Exercise details: Copy the data precisely, character for character, and leave out every picture.

Information supplied:
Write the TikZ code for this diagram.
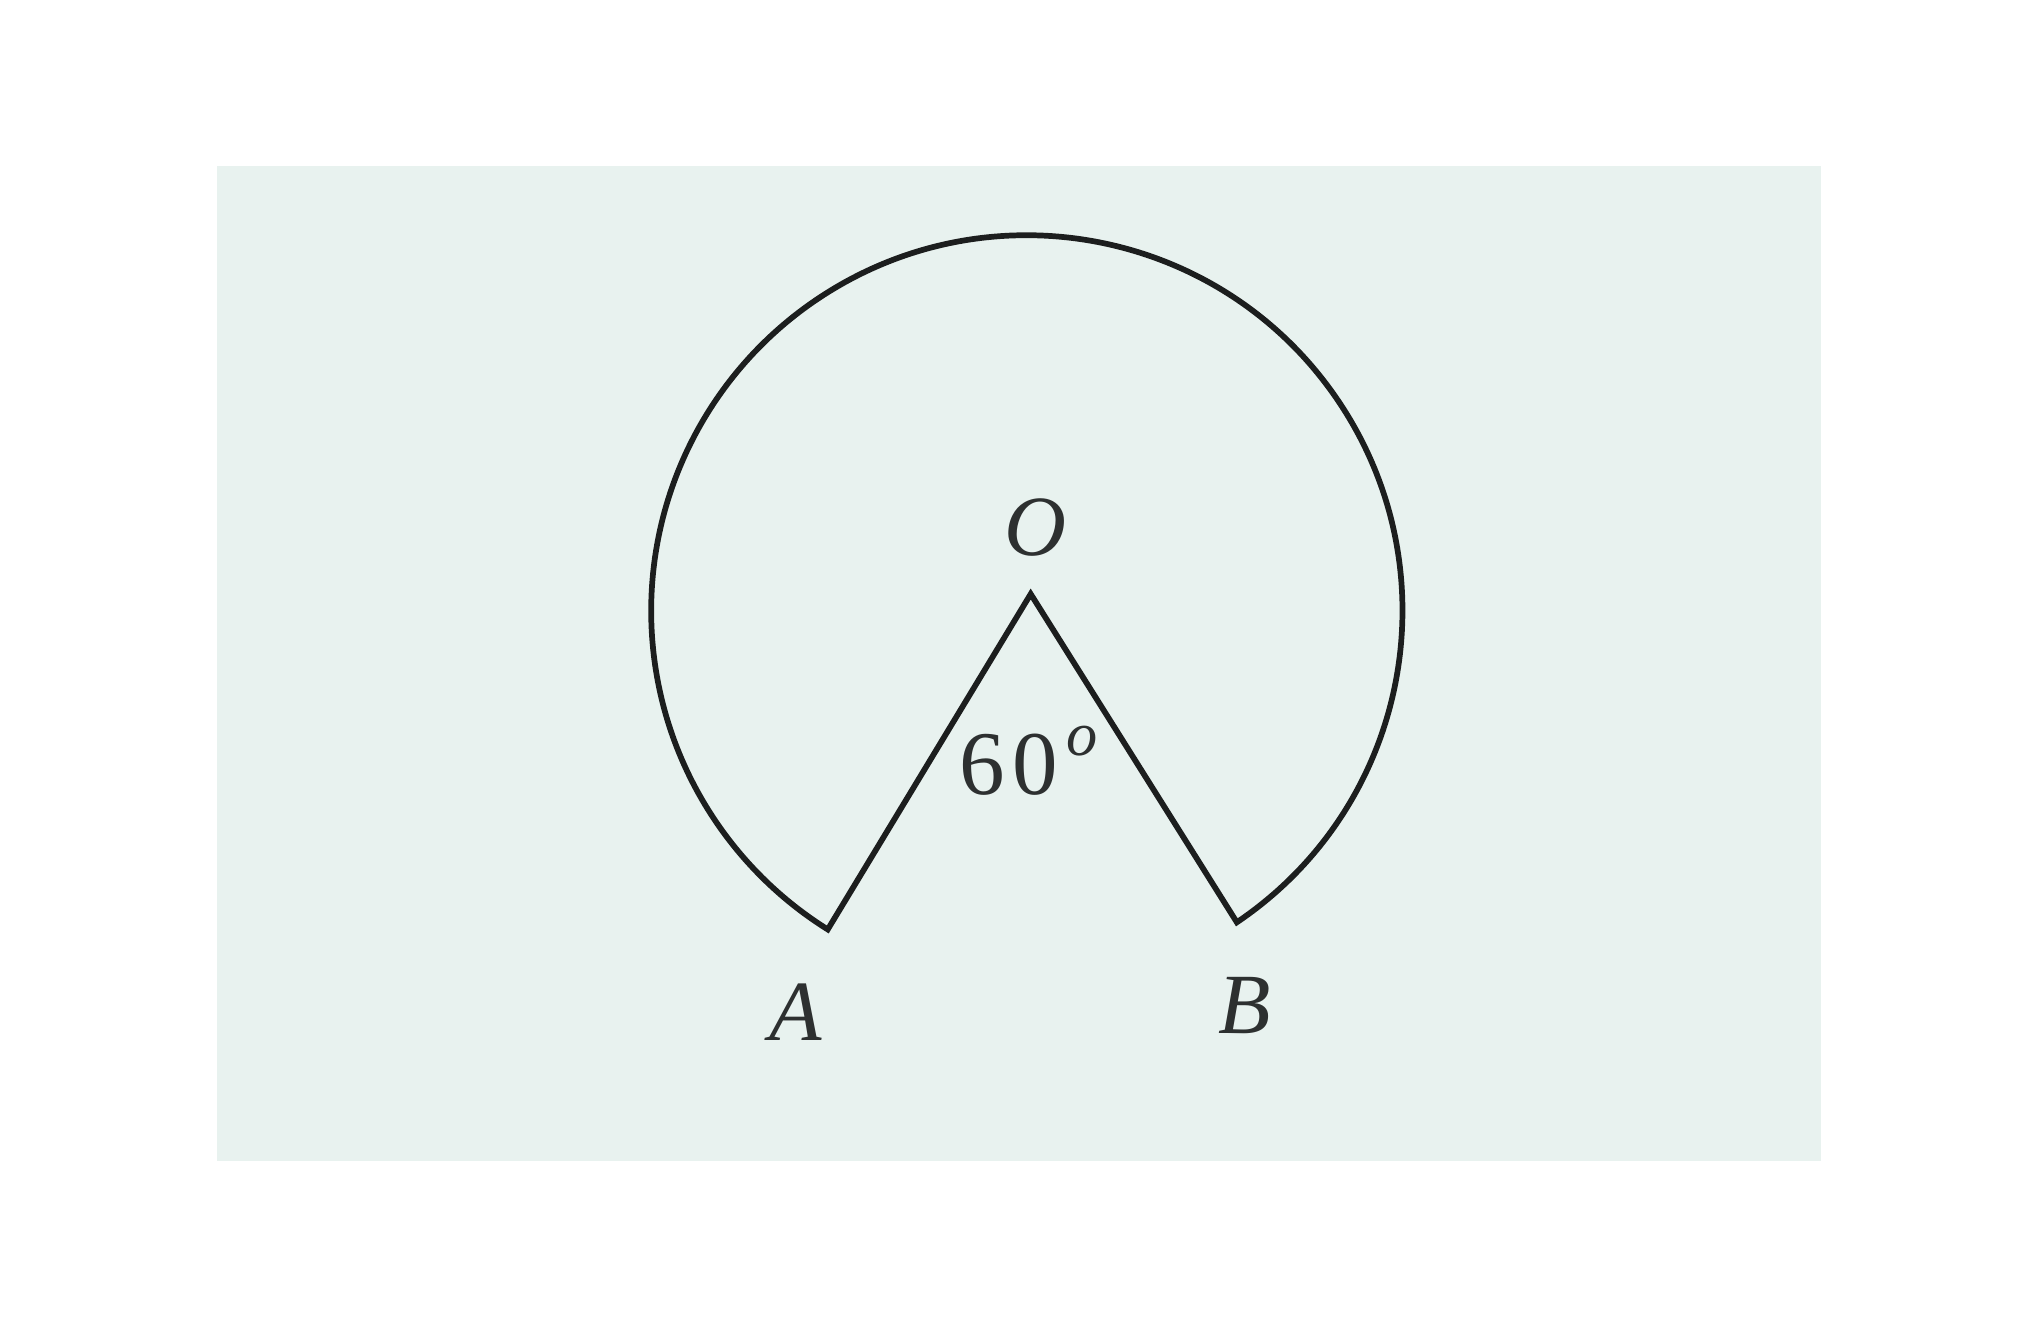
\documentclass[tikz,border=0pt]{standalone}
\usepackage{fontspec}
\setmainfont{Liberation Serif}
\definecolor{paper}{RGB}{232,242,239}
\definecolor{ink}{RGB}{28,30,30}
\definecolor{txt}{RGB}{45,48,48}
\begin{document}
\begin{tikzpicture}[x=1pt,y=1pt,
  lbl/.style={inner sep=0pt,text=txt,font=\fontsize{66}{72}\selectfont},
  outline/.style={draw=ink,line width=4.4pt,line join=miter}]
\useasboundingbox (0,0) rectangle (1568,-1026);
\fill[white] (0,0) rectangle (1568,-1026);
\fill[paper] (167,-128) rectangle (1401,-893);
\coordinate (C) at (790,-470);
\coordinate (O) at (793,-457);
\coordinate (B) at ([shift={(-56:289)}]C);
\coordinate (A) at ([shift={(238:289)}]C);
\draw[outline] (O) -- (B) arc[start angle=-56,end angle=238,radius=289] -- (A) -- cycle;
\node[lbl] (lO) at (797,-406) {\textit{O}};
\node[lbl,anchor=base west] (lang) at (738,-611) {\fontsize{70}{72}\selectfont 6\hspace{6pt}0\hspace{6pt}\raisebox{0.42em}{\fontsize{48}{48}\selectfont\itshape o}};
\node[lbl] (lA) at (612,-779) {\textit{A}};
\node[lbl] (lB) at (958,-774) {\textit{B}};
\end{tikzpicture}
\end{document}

Solution:
Write the TikZ code for this diagram.
\documentclass[tikz,border=0pt]{standalone}
\usepackage{fontspec}
\setmainfont{Liberation Serif}
\definecolor{paper}{RGB}{232,242,239}
\definecolor{ink}{RGB}{28,30,30}
\definecolor{txt}{RGB}{45,48,48}
\begin{document}
\begin{tikzpicture}[x=1pt,y=1pt,
  lbl/.style={inner sep=0pt,text=txt,font=\fontsize{66}{72}\selectfont},
  outline/.style={draw=ink,line width=4.4pt,line join=miter}]
\useasboundingbox (0,0) rectangle (1568,-1026);
\fill[white] (0,0) rectangle (1568,-1026);
\fill[paper] (167,-128) rectangle (1401,-893);
\coordinate (C) at (790,-470);
\coordinate (O) at (793,-457);
\coordinate (B) at ([shift={(-56:289)}]C);
\coordinate (A) at ([shift={(238:289)}]C);
\draw[outline] (O) -- (B) arc[start angle=-56,end angle=238,radius=289] -- (A) -- cycle;
\node[lbl] (lO) at (797,-406) {\textit{O}};
\node[lbl,anchor=base west] (lang) at (738,-611) {\fontsize{70}{72}\selectfont 6\hspace{6pt}0\hspace{6pt}\raisebox{0.42em}{\fontsize{48}{48}\selectfont\itshape o}};
\node[lbl] (lA) at (612,-779) {\textit{A}};
\node[lbl] (lB) at (958,-774) {\textit{B}};
\end{tikzpicture}
\end{document}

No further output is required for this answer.